Data shown:

********************

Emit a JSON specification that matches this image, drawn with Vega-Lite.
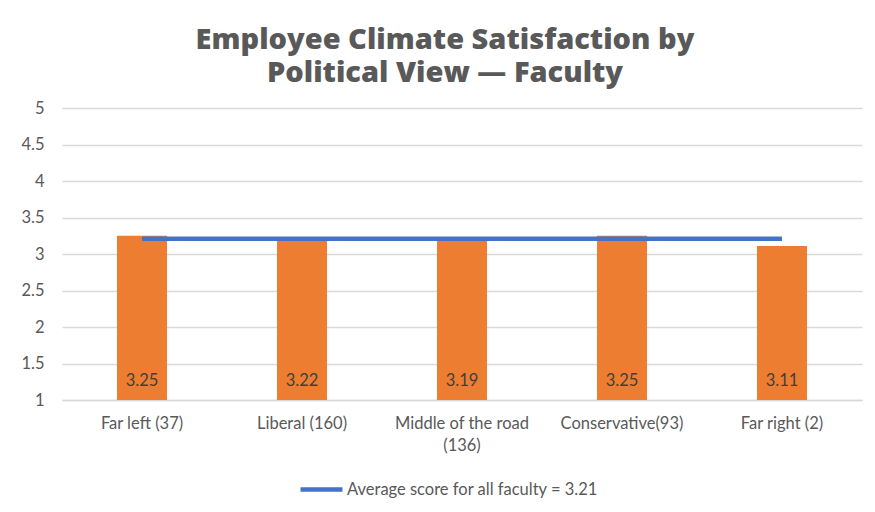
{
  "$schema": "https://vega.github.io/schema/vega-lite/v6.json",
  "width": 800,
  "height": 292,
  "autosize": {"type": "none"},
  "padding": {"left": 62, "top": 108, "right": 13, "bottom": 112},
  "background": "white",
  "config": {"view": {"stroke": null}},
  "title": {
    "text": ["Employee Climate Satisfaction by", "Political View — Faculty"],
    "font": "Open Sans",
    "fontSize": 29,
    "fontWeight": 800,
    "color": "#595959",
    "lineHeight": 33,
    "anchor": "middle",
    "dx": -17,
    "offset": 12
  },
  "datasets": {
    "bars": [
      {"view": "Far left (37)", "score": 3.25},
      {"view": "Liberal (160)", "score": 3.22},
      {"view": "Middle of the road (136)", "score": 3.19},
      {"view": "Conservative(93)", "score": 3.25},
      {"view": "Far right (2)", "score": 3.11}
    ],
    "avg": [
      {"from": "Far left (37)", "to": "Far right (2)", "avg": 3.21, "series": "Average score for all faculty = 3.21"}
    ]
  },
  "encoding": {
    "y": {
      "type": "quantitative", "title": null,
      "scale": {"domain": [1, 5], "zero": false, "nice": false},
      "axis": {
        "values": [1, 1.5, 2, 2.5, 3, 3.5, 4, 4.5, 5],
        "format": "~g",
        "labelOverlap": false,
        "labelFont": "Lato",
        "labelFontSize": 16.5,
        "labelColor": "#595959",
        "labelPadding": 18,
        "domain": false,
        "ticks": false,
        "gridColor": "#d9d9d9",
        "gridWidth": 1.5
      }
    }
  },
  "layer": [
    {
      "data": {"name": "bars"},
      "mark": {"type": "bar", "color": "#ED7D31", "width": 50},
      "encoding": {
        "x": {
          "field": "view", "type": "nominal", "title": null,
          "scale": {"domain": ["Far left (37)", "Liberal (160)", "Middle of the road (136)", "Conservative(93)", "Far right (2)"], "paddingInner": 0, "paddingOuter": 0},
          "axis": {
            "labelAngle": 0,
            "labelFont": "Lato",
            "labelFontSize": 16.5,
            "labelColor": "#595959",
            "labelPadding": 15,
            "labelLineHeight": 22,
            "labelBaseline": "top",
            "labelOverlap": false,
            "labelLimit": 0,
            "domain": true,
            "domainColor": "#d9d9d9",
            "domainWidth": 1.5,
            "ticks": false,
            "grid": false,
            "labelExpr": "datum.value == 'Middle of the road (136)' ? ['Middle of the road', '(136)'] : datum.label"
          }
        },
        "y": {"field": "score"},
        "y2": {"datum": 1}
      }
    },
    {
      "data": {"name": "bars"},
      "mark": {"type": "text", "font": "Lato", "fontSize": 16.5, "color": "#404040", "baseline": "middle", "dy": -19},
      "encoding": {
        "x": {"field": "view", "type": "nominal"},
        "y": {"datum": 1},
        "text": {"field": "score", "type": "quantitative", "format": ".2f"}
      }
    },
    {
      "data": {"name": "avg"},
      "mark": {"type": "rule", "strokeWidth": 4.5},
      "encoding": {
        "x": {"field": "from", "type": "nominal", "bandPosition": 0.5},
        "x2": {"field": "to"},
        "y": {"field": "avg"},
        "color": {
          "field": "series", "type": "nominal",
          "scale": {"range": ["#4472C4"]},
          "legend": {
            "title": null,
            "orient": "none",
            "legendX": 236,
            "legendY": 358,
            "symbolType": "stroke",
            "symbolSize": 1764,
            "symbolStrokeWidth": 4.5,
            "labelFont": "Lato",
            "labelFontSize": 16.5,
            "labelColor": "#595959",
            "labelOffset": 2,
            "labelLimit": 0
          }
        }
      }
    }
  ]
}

********************

What you are asked to do: Exactly as written, return every line of the listing, but not the pictures.

Solution to the problem:
Emit a JSON specification that matches this image, drawn with Vega-Lite.
{
  "$schema": "https://vega.github.io/schema/vega-lite/v6.json",
  "width": 800,
  "height": 292,
  "autosize": {"type": "none"},
  "padding": {"left": 62, "top": 108, "right": 13, "bottom": 112},
  "background": "white",
  "config": {"view": {"stroke": null}},
  "title": {
    "text": ["Employee Climate Satisfaction by", "Political View — Faculty"],
    "font": "Open Sans",
    "fontSize": 29,
    "fontWeight": 800,
    "color": "#595959",
    "lineHeight": 33,
    "anchor": "middle",
    "dx": -17,
    "offset": 12
  },
  "datasets": {
    "bars": [
      {"view": "Far left (37)", "score": 3.25},
      {"view": "Liberal (160)", "score": 3.22},
      {"view": "Middle of the road (136)", "score": 3.19},
      {"view": "Conservative(93)", "score": 3.25},
      {"view": "Far right (2)", "score": 3.11}
    ],
    "avg": [
      {"from": "Far left (37)", "to": "Far right (2)", "avg": 3.21, "series": "Average score for all faculty = 3.21"}
    ]
  },
  "encoding": {
    "y": {
      "type": "quantitative", "title": null,
      "scale": {"domain": [1, 5], "zero": false, "nice": false},
      "axis": {
        "values": [1, 1.5, 2, 2.5, 3, 3.5, 4, 4.5, 5],
        "format": "~g",
        "labelOverlap": false,
        "labelFont": "Lato",
        "labelFontSize": 16.5,
        "labelColor": "#595959",
        "labelPadding": 18,
        "domain": false,
        "ticks": false,
        "gridColor": "#d9d9d9",
        "gridWidth": 1.5
      }
    }
  },
  "layer": [
    {
      "data": {"name": "bars"},
      "mark": {"type": "bar", "color": "#ED7D31", "width": 50},
      "encoding": {
        "x": {
          "field": "view", "type": "nominal", "title": null,
          "scale": {"domain": ["Far left (37)", "Liberal (160)", "Middle of the road (136)", "Conservative(93)", "Far right (2)"], "paddingInner": 0, "paddingOuter": 0},
          "axis": {
            "labelAngle": 0,
            "labelFont": "Lato",
            "labelFontSize": 16.5,
            "labelColor": "#595959",
            "labelPadding": 15,
            "labelLineHeight": 22,
            "labelBaseline": "top",
            "labelOverlap": false,
            "labelLimit": 0,
            "domain": true,
            "domainColor": "#d9d9d9",
            "domainWidth": 1.5,
            "ticks": false,
            "grid": false,
            "labelExpr": "datum.value == 'Middle of the road (136)' ? ['Middle of the road', '(136)'] : datum.label"
          }
        },
        "y": {"field": "score"},
        "y2": {"datum": 1}
      }
    },
    {
      "data": {"name": "bars"},
      "mark": {"type": "text", "font": "Lato", "fontSize": 16.5, "color": "#404040", "baseline": "middle", "dy": -19},
      "encoding": {
        "x": {"field": "view", "type": "nominal"},
        "y": {"datum": 1},
        "text": {"field": "score", "type": "quantitative", "format": ".2f"}
      }
    },
    {
      "data": {"name": "avg"},
      "mark": {"type": "rule", "strokeWidth": 4.5},
      "encoding": {
        "x": {"field": "from", "type": "nominal", "bandPosition": 0.5},
        "x2": {"field": "to"},
        "y": {"field": "avg"},
        "color": {
          "field": "series", "type": "nominal",
          "scale": {"range": ["#4472C4"]},
          "legend": {
            "title": null,
            "orient": "none",
            "legendX": 236,
            "legendY": 358,
            "symbolType": "stroke",
            "symbolSize": 1764,
            "symbolStrokeWidth": 4.5,
            "labelFont": "Lato",
            "labelFontSize": 16.5,
            "labelColor": "#595959",
            "labelOffset": 2,
            "labelLimit": 0
          }
        }
      }
    }
  ]
}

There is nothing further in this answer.